There is a mini story arc this season that stretches a few episodes that revolves around a serial killer. What’s frustrating is that these episodes are really good, but when the killer is caught, well, it’s a bit underwhelming. It really is disappointing, because we get everything from seeing Lucifer physically at his most vulnerable, and we see the team have to investigate something darker that isn’t simply a crime of passion. We get to see the real evil that humans can be capable of. While I’m on the topic of storylines that get a nice buildup with no payoff, Ella Lopez (Aimee Garcia), who is the forensic specialist and the only one of the main cast that doesn’t know Lucifer is the real devil, is struggling this season about “having a real darkness inside her”. They treat this almost like a tease that maybe she’ll turn evil or do something really bad, but again, this goes nowhere. I love the Ella character and think this could have been an interesting direction to take this character, especially because her faith means so much to her, but sadly, it simply gets brushed off.

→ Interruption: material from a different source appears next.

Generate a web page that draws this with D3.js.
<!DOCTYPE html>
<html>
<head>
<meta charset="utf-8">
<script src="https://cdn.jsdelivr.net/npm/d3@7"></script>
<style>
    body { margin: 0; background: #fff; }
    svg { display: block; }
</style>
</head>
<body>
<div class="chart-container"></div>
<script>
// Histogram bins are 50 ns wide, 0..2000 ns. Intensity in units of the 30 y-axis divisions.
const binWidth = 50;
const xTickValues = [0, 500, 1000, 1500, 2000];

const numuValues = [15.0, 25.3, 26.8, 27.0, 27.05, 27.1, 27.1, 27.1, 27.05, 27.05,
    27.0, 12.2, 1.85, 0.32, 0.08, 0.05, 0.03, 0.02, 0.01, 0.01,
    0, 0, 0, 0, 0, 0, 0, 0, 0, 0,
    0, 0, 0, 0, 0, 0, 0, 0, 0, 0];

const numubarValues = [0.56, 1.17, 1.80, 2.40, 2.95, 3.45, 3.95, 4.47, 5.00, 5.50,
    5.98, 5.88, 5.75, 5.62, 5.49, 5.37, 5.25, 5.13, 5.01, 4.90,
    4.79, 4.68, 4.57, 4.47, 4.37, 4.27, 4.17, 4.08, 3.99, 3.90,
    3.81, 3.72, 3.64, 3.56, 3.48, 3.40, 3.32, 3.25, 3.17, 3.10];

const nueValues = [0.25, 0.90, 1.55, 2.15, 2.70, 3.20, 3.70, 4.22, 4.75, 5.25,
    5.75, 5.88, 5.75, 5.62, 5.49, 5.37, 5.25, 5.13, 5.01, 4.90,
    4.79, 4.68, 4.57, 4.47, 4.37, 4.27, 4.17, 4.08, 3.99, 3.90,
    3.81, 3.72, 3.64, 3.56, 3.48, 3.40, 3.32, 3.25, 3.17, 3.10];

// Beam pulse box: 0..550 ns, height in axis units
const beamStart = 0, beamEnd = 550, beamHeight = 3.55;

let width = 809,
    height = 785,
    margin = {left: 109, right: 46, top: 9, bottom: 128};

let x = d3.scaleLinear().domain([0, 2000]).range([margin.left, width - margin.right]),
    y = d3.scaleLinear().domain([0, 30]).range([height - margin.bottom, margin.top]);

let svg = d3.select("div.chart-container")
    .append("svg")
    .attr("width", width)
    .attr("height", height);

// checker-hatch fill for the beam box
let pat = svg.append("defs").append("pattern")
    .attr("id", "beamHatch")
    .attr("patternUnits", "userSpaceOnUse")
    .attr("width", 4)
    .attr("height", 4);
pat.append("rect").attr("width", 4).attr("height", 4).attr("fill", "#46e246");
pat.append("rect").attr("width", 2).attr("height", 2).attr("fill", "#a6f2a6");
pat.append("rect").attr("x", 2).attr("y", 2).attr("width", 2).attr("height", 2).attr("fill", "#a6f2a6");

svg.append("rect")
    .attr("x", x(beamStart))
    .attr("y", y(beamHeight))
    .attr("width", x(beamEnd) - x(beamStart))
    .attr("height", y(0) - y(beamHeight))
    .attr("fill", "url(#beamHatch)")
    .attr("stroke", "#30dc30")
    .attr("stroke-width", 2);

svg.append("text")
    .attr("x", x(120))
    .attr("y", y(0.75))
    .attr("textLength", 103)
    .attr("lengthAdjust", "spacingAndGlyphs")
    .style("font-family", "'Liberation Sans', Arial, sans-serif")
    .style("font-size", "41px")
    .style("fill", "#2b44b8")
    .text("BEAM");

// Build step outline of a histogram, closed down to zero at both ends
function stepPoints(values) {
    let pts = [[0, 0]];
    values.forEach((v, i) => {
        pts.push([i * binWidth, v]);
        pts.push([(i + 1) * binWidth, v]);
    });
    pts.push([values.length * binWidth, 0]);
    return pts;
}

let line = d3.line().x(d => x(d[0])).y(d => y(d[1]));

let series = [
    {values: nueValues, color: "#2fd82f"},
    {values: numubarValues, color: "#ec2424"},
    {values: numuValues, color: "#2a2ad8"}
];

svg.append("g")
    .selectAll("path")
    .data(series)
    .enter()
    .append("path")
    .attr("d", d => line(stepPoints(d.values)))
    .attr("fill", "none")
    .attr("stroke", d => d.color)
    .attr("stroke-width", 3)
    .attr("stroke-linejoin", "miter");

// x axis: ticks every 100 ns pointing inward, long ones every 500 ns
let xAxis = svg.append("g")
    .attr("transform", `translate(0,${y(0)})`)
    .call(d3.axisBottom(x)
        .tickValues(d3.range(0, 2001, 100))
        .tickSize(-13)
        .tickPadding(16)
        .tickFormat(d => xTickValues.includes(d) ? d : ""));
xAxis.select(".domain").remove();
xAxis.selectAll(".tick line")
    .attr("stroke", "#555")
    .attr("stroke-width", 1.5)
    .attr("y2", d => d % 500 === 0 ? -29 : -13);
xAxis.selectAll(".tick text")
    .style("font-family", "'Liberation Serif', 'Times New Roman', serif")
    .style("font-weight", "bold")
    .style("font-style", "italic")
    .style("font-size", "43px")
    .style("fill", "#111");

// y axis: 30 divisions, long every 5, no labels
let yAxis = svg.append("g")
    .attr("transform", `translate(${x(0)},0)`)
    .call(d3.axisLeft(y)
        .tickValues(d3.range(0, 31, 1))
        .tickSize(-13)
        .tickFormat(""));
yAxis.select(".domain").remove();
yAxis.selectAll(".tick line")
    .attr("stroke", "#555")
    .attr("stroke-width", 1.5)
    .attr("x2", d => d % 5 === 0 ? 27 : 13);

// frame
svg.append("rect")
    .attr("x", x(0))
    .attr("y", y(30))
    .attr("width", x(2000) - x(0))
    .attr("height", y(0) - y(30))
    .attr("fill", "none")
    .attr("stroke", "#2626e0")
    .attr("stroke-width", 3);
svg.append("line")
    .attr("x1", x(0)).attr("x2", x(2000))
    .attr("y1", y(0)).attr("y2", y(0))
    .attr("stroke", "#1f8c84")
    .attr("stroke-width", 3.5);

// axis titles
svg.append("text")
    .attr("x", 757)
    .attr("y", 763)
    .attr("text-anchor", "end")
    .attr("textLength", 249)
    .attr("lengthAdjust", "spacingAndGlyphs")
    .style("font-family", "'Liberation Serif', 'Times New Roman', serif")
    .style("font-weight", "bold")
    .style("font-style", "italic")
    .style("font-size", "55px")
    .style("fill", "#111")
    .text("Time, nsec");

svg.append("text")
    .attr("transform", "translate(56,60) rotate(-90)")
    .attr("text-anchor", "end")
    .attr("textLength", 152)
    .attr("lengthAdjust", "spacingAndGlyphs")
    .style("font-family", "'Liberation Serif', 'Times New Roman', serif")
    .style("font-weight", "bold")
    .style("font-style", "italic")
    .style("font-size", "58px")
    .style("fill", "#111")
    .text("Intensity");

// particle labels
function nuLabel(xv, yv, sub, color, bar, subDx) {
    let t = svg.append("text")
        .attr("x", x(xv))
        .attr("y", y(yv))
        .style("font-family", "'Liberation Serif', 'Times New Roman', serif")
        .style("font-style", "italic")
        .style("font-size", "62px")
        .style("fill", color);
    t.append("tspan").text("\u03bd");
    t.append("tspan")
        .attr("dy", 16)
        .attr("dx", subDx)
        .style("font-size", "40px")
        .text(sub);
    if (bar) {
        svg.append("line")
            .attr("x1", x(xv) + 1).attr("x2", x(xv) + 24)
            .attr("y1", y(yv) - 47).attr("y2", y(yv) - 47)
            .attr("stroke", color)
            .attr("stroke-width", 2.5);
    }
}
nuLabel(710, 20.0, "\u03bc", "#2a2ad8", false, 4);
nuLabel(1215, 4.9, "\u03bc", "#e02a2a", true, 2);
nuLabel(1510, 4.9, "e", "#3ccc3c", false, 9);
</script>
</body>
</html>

The show is definitely just looking to entertain, it’s a bit redundant where cases seem to have parallel themes as the characters in their personal life, but the show has never tried to be something it’s not. This isn’t a show trying to win awards, it’s a show just wanting to entertain viewers for an hour and inject a little moral subtext every once in a while and offer some interesting thoughts on faith. It’s a fun guilty pleasure that delivers a fun variety of characters, and it’s fun seeing these Old Testament characters interact in these “real world” settings. And for amusement’s sake, it answers the question, “Why does everything taste like chicken?” With one more season to go, I’m curious to see how it all ends. Will it be with fire and brimstone, or will it all end happily ever after?